▶ _What is expected_:
Type out the complete listing below word for word, without its pictures.

---------- Given information ----------

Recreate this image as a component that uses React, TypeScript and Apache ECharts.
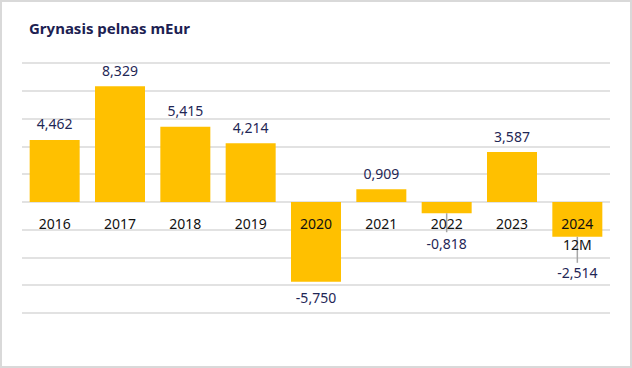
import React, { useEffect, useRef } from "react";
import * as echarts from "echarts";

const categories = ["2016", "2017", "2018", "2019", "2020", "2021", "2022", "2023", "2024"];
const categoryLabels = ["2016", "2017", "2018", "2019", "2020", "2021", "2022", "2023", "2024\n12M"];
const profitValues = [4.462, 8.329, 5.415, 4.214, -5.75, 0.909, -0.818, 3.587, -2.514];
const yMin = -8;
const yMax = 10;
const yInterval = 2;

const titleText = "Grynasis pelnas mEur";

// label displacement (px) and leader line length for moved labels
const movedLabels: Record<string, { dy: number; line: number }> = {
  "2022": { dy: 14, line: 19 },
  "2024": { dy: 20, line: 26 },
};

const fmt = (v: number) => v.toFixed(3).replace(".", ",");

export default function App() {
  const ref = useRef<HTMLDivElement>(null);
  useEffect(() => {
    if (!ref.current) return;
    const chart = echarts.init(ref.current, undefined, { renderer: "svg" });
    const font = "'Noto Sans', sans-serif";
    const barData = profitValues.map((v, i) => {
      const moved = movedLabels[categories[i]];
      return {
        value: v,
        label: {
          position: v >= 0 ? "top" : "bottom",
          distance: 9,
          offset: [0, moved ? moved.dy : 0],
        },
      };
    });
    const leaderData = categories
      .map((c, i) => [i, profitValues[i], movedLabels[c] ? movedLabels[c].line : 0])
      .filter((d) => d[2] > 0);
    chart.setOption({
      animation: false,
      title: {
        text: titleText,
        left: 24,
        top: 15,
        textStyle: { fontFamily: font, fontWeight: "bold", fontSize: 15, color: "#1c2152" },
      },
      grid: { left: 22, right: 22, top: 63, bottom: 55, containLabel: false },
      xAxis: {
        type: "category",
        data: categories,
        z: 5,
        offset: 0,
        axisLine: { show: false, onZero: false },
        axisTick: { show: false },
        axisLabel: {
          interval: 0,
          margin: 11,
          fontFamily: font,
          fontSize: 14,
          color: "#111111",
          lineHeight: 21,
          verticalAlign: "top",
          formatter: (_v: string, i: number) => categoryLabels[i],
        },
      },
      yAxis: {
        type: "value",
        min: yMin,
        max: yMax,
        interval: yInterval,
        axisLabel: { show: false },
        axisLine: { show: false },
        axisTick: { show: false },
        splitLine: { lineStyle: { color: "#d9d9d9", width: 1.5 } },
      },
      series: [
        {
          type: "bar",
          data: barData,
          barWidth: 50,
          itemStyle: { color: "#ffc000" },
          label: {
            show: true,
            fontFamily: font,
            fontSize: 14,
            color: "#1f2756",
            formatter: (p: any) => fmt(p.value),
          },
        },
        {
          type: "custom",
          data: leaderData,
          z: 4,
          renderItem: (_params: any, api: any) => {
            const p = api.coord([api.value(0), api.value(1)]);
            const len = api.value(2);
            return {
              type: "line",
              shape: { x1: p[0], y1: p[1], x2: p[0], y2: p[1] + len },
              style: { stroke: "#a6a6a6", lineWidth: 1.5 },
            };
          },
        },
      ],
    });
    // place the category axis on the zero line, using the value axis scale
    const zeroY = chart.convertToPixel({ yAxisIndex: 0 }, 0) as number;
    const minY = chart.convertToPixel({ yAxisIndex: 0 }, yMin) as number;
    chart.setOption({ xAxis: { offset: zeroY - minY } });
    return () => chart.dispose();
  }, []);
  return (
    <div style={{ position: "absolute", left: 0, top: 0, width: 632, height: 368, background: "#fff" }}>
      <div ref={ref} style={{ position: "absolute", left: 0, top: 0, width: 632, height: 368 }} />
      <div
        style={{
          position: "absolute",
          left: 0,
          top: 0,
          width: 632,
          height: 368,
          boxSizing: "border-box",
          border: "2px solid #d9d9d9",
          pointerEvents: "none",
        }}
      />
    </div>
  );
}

----------

▶ _Problem solution_:
Recreate this image as a component that uses React, TypeScript and Apache ECharts.
import React, { useEffect, useRef } from "react";
import * as echarts from "echarts";

const categories = ["2016", "2017", "2018", "2019", "2020", "2021", "2022", "2023", "2024"];
const categoryLabels = ["2016", "2017", "2018", "2019", "2020", "2021", "2022", "2023", "2024\n12M"];
const profitValues = [4.462, 8.329, 5.415, 4.214, -5.75, 0.909, -0.818, 3.587, -2.514];
const yMin = -8;
const yMax = 10;
const yInterval = 2;

const titleText = "Grynasis pelnas mEur";

// label displacement (px) and leader line length for moved labels
const movedLabels: Record<string, { dy: number; line: number }> = {
  "2022": { dy: 14, line: 19 },
  "2024": { dy: 20, line: 26 },
};

const fmt = (v: number) => v.toFixed(3).replace(".", ",");

export default function App() {
  const ref = useRef<HTMLDivElement>(null);
  useEffect(() => {
    if (!ref.current) return;
    const chart = echarts.init(ref.current, undefined, { renderer: "svg" });
    const font = "'Noto Sans', sans-serif";
    const barData = profitValues.map((v, i) => {
      const moved = movedLabels[categories[i]];
      return {
        value: v,
        label: {
          position: v >= 0 ? "top" : "bottom",
          distance: 9,
          offset: [0, moved ? moved.dy : 0],
        },
      };
    });
    const leaderData = categories
      .map((c, i) => [i, profitValues[i], movedLabels[c] ? movedLabels[c].line : 0])
      .filter((d) => d[2] > 0);
    chart.setOption({
      animation: false,
      title: {
        text: titleText,
        left: 24,
        top: 15,
        textStyle: { fontFamily: font, fontWeight: "bold", fontSize: 15, color: "#1c2152" },
      },
      grid: { left: 22, right: 22, top: 63, bottom: 55, containLabel: false },
      xAxis: {
        type: "category",
        data: categories,
        z: 5,
        offset: 0,
        axisLine: { show: false, onZero: false },
        axisTick: { show: false },
        axisLabel: {
          interval: 0,
          margin: 11,
          fontFamily: font,
          fontSize: 14,
          color: "#111111",
          lineHeight: 21,
          verticalAlign: "top",
          formatter: (_v: string, i: number) => categoryLabels[i],
        },
      },
      yAxis: {
        type: "value",
        min: yMin,
        max: yMax,
        interval: yInterval,
        axisLabel: { show: false },
        axisLine: { show: false },
        axisTick: { show: false },
        splitLine: { lineStyle: { color: "#d9d9d9", width: 1.5 } },
      },
      series: [
        {
          type: "bar",
          data: barData,
          barWidth: 50,
          itemStyle: { color: "#ffc000" },
          label: {
            show: true,
            fontFamily: font,
            fontSize: 14,
            color: "#1f2756",
            formatter: (p: any) => fmt(p.value),
          },
        },
        {
          type: "custom",
          data: leaderData,
          z: 4,
          renderItem: (_params: any, api: any) => {
            const p = api.coord([api.value(0), api.value(1)]);
            const len = api.value(2);
            return {
              type: "line",
              shape: { x1: p[0], y1: p[1], x2: p[0], y2: p[1] + len },
              style: { stroke: "#a6a6a6", lineWidth: 1.5 },
            };
          },
        },
      ],
    });
    // place the category axis on the zero line, using the value axis scale
    const zeroY = chart.convertToPixel({ yAxisIndex: 0 }, 0) as number;
    const minY = chart.convertToPixel({ yAxisIndex: 0 }, yMin) as number;
    chart.setOption({ xAxis: { offset: zeroY - minY } });
    return () => chart.dispose();
  }, []);
  return (
    <div style={{ position: "absolute", left: 0, top: 0, width: 632, height: 368, background: "#fff" }}>
      <div ref={ref} style={{ position: "absolute", left: 0, top: 0, width: 632, height: 368 }} />
      <div
        style={{
          position: "absolute",
          left: 0,
          top: 0,
          width: 632,
          height: 368,
          boxSizing: "border-box",
          border: "2px solid #d9d9d9",
          pointerEvents: "none",
        }}
      />
    </div>
  );
}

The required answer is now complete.